Beyond single machines, wind farm control is an area where RL is making perhaps its biggest splash. In a wind farm, upstream turbines cast aerodynamic wakes that reduce the performance of downstream turbines. Traditional farm control algorithms (such as wake redirection by yaw misalignment or dynamic induction control) relied on simplified physics models and heuristics, which often cannot capture the full turbulent flow interactions.

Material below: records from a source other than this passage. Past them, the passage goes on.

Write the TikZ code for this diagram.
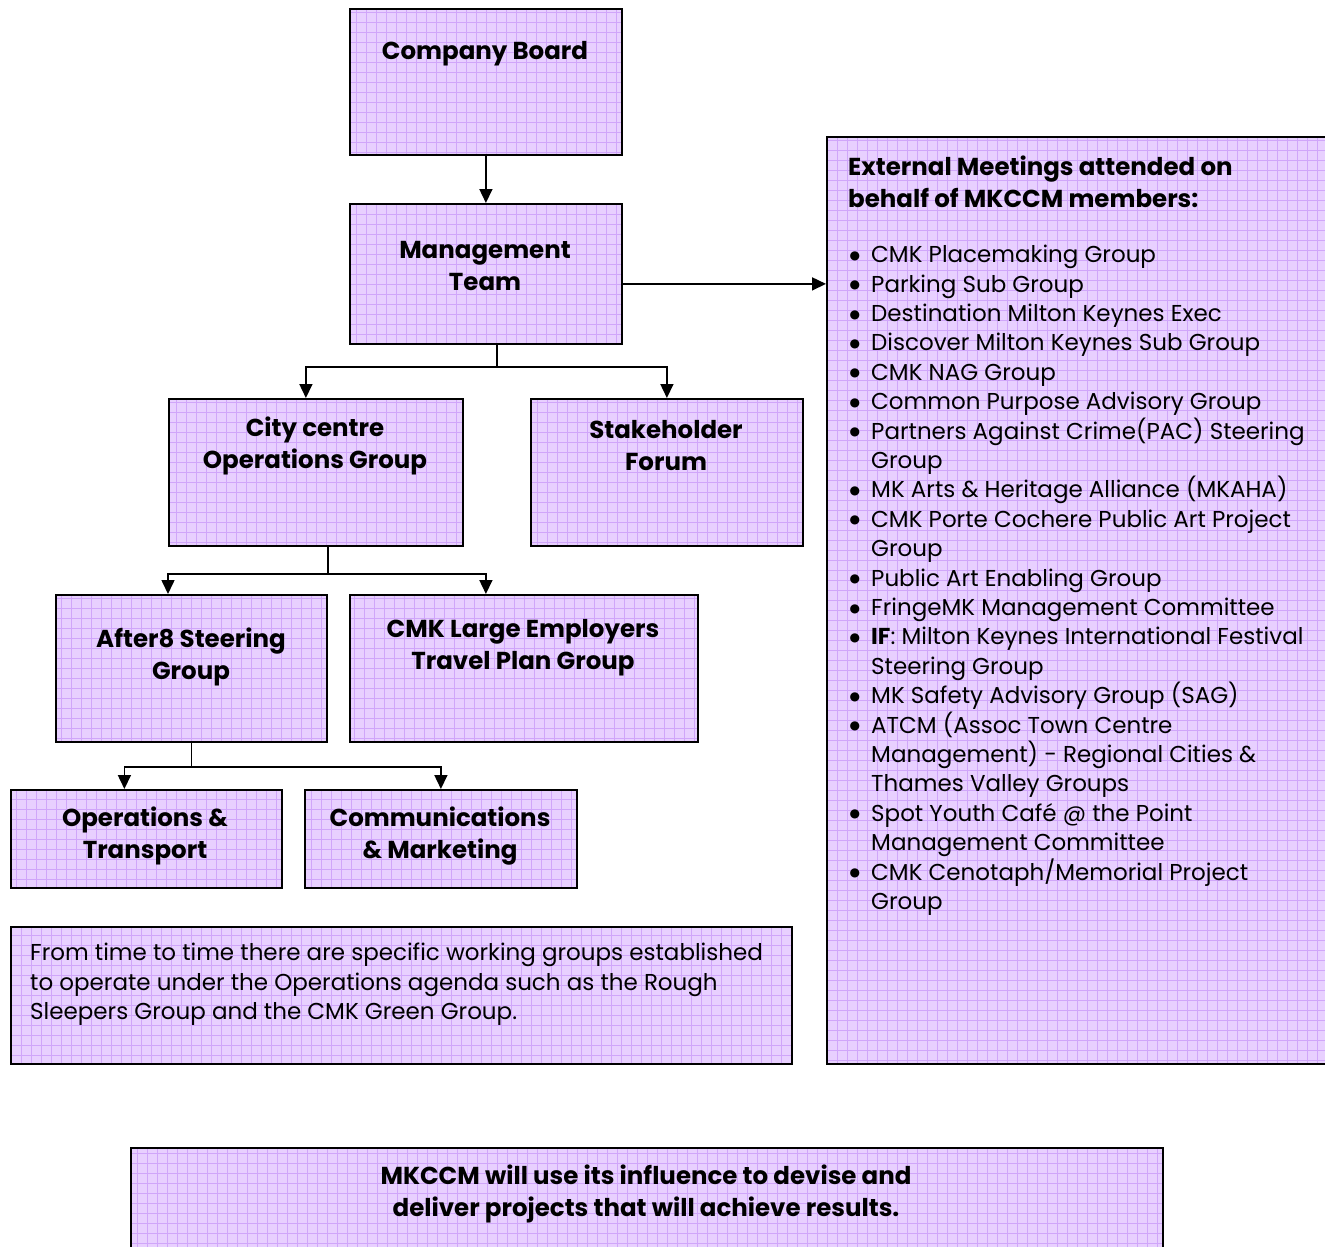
\documentclass[tikz,border=0pt]{standalone}
\usepackage{fontspec}
\setmainfont{Poppins}
\newfontfamily\dejavu{DejaVu Sans}
\usetikzlibrary{arrows.meta,calc}
\definecolor{boxfill}{HTML}{E8D0FF}
\definecolor{gridline}{HTML}{D0A6FA}
\tikzset{
 box/.style={draw=black, line width=1.8pt, fill=boxfill, inner sep=0pt, anchor=north west,
   path picture={\draw[gridline, line width=0.6pt, step=10pt]
     ($(path picture bounding box.south west)+(-12pt,-12pt)$) grid
     ($(path picture bounding box.north east)+(12pt,12pt)$);}},
 conn/.style={line width=1.6pt},
 arr/.style={conn, -{Triangle[length=14pt,width=13pt]}},
 lbl/.style={font=\bfseries\fontsize{24.5}{32}\selectfont, align=center, inner sep=0pt},
 body/.style={font=\fontsize{23}{29.4}\selectfont, align=left, inner sep=0pt, anchor=north west},
}
\newcommand{\bul}{\makebox[23pt][l]{\hspace{1.5pt}\raisebox{3.5pt}{\dejavu\fontsize{12}{0}\selectfont ●}}}
\newcommand{\cont}{\hspace*{23pt}}
\begin{document}
\begin{tikzpicture}[x=1pt,y=-1pt]
\clip (0,0) rectangle (1325,1247);
\fill[white] (0,0) rectangle (1325,1247);
% boxes
\node[box, minimum width=272pt, minimum height=146pt] (cb) at (349,8) {};
\node[box, minimum width=272pt, minimum height=140pt] (mt) at (349,203) {};
\node[box, minimum width=520pt, minimum height=927pt] (ext) at (826,136) {};
\node[box, minimum width=294pt, minimum height=147pt] (cc) at (168,398) {};
\node[box, minimum width=272pt, minimum height=147pt] (sf) at (530,398) {};
\node[box, minimum width=271pt, minimum height=147pt] (af) at (55,594) {};
\node[box, minimum width=348pt, minimum height=147pt] (le) at (349,594) {};
\node[box, minimum width=271pt, minimum height=98pt] (ot) at (10,789) {};
\node[box, minimum width=272pt, minimum height=98pt] (cm) at (304,789) {};
\node[box, minimum width=781pt, minimum height=137pt] (nt) at (10,926) {};
\node[box, minimum width=1032pt, minimum height=130pt] (bt) at (130,1147) {};
% labels
\node[lbl] (cbt) at (485,54) {Company Board};
\node[lbl] (mtt) at (485,266) {Management\\Team};
\node[lbl] (cct) at (315,446) {City centre\\Operations Group};
\node[lbl] (sft) at (666,446) {Stakeholder\\Forum};
\node[lbl] (aft) at (191,657) {After8 Steering\\Group};
\node[lbl] (let) at (523,648) {CMK Large Employers\\Travel Plan Group};
\node[lbl] (ott) at (145,836) {Operations \&\\Transport};
\node[lbl] (cmt) at (440,836) {Communications\\\& Marketing};
\node[lbl] (btt) at (646,1194) {MKCCM will use its influence to devise and\\deliver projects that will achieve results.};
\node[lbl, align=left, anchor=north west] (exth) at (848,156) {External Meetings attended on\\behalf of MKCCM members:};
\node[body] (extl) at (848,245) {\bul CMK Placemaking Group\\
\bul Parking Sub Group\\
\bul Destination Milton Keynes Exec\\
\bul Discover Milton Keynes Sub Group\\
\bul CMK NAG Group\\
\bul Common Purpose Advisory Group\\
\bul Partners Against Crime(PAC) Steering\\
\cont Group\\
\bul MK Arts \& Heritage Alliance (MKAHA)\\
\bul CMK Porte Cochere Public Art Project\\
\cont Group\\
\bul Public Art Enabling Group\\
\bul FringeMK Management Committee\\
\bul \textbf{IF}: Milton Keynes International Festival\\
\cont Steering Group\\
\bul MK Safety Advisory Group (SAG)\\
\bul ATCM (Assoc Town Centre\\
\cont Management) - Regional Cities \&\\
\cont Thames Valley Groups\\
\bul Spot Youth Café @ the Point\\
\cont Management Committee\\
\bul CMK Cenotaph/Memorial Project\\
\cont Group};
\node[body] (ntt) at (30,943) {From time to time there are specific working groups established\\
to operate under the Operations agenda such as the Rough\\
Sleepers Group and the CMK Green Group.};
% connectors
\draw[arr] (cb.south) -- (mt.north);
\draw[arr] ([yshift=-10pt]mt.east) -- ([yshift=-10pt]mt.east -| ext.west);
\draw[conn] ([xshift=11pt]mt.south) -- ++(0,22) coordinate (j1);
\draw[arr] (j1) -| ([xshift=-10pt]cc.north);
\draw[arr] (j1) -| (sf.north);
\draw[conn] ([xshift=12pt]cc.south) -- ++(0,27) coordinate (j2);
\draw[arr] (j2) -| (af.north -| cc.west);
\draw[arr] (j2) -| ([xshift=-38pt]le.north);
\draw[conn] (af.south) -- ++(0,24) coordinate (j3);
\draw[arr] (j3) -| ([xshift=-22pt]ot.north);
\draw[arr] (j3) -| (cm.north);
\end{tikzpicture}
\end{document}
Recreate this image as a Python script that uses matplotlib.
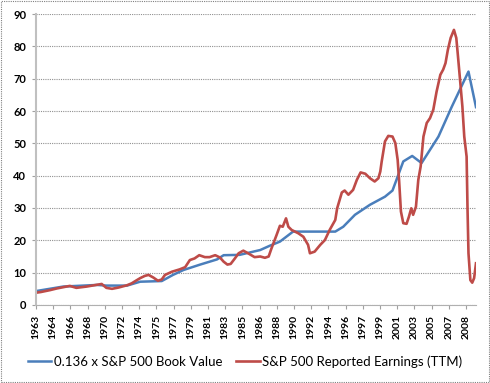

To support development in this area, the community has even built open-source RL benchmarking environments. An example is WFCRL (Wind Farm Control with Reinforcement Learning), an open suite of multi-agent RL environments introduced in late 2024. WFCRL provides standardized scenarios (including real wind farm layouts) and interfaces with both fast and high-fidelity simulators (like FLORIS for steady-state wake modeling and FAST.Farm for turbulent flow) to enable researchers and companies to test RL algorithms on wind farm control problems. The availability of such platforms indicates a maturing field, where best practices and algorithms can be compared and iterated rapidly. Indeed, the industrial interest is growing: NREL’s computational science center explicitly lists wind farm control as a target for RL research, aiming to leverage RL for problems that “challenge traditional methodology.” Major turbine manufacturers and energy companies are also cautiously exploring AI-driven control as part of their digital innovation programs, often in collaboration with universities and national labs.

Conclusion

For energy professionals, the advent of RL in wind turbine control means that future turbines could autonomously fine-tune their performance, leading to improved energy yields, reduced loads and smarter responses to environmental constraints. Still, adopting these advanced controls will require careful engineering — combining the best of old and new. The transition is likely to be gradual: rather than an abrupt replacement of PID controllers, we will see increasing augmentation of classical control with artificial intelligence, guided by extensive testing and validation.